- DIRECTIONS FOR THIS TASK -
Only the lines from the start of the entries up to and including the line with "import plotly.graph_objects as go" should be written out, exactly as they stand.

- EXTRACTED ENTRIES -
[start]

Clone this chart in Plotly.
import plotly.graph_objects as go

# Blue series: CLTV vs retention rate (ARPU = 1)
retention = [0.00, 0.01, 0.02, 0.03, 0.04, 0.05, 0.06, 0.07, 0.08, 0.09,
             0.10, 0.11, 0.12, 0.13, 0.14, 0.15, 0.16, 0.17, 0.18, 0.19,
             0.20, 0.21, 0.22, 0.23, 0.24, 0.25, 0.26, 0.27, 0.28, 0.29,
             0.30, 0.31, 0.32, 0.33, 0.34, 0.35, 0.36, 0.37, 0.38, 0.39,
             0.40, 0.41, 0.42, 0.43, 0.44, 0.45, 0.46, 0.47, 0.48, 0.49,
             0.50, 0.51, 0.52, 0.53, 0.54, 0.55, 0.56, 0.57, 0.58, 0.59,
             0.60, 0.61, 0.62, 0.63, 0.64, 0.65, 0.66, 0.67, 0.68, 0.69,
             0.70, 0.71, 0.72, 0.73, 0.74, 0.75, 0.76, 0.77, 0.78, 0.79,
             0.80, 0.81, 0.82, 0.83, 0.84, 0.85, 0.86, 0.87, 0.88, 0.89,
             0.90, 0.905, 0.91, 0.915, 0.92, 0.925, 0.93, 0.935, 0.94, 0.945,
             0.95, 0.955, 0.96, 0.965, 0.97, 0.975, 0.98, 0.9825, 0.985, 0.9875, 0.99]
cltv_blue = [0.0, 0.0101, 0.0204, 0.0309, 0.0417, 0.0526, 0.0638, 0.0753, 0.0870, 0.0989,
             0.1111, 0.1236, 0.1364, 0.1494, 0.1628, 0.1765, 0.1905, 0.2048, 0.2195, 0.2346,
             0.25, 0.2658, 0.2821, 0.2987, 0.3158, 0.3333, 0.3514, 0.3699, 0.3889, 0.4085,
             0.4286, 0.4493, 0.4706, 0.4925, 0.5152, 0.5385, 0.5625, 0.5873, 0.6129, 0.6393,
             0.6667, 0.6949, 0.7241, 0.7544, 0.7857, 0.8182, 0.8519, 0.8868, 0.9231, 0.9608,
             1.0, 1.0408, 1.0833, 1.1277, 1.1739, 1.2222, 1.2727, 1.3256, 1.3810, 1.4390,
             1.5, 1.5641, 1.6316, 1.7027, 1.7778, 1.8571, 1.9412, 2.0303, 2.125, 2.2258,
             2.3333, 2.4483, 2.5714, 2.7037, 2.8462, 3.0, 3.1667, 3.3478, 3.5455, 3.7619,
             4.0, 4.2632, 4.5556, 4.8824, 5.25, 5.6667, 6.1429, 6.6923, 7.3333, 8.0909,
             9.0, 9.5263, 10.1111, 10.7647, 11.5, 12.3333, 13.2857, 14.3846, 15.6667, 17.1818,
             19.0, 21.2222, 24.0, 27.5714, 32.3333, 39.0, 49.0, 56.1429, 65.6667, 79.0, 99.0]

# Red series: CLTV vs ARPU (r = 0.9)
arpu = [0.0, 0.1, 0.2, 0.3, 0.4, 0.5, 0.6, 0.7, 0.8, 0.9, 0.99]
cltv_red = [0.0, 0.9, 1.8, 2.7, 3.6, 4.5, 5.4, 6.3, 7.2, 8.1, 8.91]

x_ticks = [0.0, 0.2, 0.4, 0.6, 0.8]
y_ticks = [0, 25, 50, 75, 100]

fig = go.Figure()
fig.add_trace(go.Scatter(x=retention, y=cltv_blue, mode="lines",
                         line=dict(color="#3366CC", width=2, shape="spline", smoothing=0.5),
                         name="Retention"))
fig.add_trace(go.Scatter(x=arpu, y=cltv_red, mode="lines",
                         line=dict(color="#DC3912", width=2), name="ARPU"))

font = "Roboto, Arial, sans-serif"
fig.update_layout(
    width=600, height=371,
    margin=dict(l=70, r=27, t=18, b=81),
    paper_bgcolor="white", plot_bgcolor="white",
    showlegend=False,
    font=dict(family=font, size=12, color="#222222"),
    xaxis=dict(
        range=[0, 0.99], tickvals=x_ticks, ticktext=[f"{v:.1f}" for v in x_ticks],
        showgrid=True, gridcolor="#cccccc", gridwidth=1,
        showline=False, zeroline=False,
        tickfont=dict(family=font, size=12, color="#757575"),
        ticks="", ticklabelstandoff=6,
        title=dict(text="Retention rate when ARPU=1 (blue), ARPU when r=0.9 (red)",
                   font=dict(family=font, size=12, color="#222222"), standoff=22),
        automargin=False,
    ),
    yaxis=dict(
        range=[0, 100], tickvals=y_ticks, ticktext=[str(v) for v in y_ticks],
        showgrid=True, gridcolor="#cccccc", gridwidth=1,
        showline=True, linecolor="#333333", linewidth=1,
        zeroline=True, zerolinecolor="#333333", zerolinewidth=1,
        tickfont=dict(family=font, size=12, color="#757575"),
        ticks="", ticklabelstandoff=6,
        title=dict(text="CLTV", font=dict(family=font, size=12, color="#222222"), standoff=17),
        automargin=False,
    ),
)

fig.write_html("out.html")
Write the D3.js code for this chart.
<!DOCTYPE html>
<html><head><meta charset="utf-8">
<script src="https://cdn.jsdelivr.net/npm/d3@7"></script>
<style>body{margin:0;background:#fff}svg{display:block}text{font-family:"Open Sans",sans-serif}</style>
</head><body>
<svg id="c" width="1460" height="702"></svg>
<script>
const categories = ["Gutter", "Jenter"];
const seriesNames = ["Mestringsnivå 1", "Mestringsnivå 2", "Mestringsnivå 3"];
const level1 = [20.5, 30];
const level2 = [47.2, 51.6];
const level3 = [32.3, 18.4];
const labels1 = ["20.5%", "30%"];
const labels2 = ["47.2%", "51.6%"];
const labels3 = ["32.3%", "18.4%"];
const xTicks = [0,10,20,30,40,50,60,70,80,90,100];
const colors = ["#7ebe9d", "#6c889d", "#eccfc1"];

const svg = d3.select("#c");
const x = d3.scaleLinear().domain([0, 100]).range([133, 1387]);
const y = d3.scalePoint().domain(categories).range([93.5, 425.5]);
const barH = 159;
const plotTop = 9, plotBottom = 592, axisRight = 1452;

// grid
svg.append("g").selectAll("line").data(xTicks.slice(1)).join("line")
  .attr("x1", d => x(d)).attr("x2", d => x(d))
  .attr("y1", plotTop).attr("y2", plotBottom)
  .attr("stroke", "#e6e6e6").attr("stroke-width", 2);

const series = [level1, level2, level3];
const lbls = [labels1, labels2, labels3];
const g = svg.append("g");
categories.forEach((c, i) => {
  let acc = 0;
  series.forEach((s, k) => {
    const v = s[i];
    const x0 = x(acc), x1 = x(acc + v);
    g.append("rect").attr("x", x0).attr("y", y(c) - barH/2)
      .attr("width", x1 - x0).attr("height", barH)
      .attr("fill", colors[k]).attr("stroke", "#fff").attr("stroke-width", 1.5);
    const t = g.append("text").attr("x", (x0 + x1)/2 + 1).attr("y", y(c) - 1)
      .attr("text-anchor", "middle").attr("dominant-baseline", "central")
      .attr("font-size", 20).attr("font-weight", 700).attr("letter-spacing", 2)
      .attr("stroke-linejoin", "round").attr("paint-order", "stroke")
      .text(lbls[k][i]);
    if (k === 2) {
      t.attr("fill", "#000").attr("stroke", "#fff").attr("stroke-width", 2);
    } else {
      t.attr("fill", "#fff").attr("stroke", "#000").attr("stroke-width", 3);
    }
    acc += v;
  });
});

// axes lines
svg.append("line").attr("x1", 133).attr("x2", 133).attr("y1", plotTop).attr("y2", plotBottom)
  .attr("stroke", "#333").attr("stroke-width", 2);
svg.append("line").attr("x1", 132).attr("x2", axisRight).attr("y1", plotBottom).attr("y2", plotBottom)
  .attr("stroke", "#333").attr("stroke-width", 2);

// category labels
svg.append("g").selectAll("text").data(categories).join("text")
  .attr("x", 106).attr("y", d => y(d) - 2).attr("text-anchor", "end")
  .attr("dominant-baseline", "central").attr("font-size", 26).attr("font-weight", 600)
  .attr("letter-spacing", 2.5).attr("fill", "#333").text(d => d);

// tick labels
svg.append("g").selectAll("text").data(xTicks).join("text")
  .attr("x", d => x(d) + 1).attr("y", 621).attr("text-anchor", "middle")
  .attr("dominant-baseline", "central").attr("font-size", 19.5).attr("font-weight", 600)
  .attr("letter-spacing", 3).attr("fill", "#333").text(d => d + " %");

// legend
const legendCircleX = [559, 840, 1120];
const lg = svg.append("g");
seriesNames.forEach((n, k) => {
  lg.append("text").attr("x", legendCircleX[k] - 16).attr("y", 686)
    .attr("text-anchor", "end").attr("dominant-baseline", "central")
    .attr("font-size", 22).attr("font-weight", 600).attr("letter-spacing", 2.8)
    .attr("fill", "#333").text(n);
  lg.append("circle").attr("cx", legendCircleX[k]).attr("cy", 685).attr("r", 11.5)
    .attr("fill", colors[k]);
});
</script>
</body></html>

[end]

- FINAL ANSWER -
Clone this chart in Plotly.
import plotly.graph_objects as go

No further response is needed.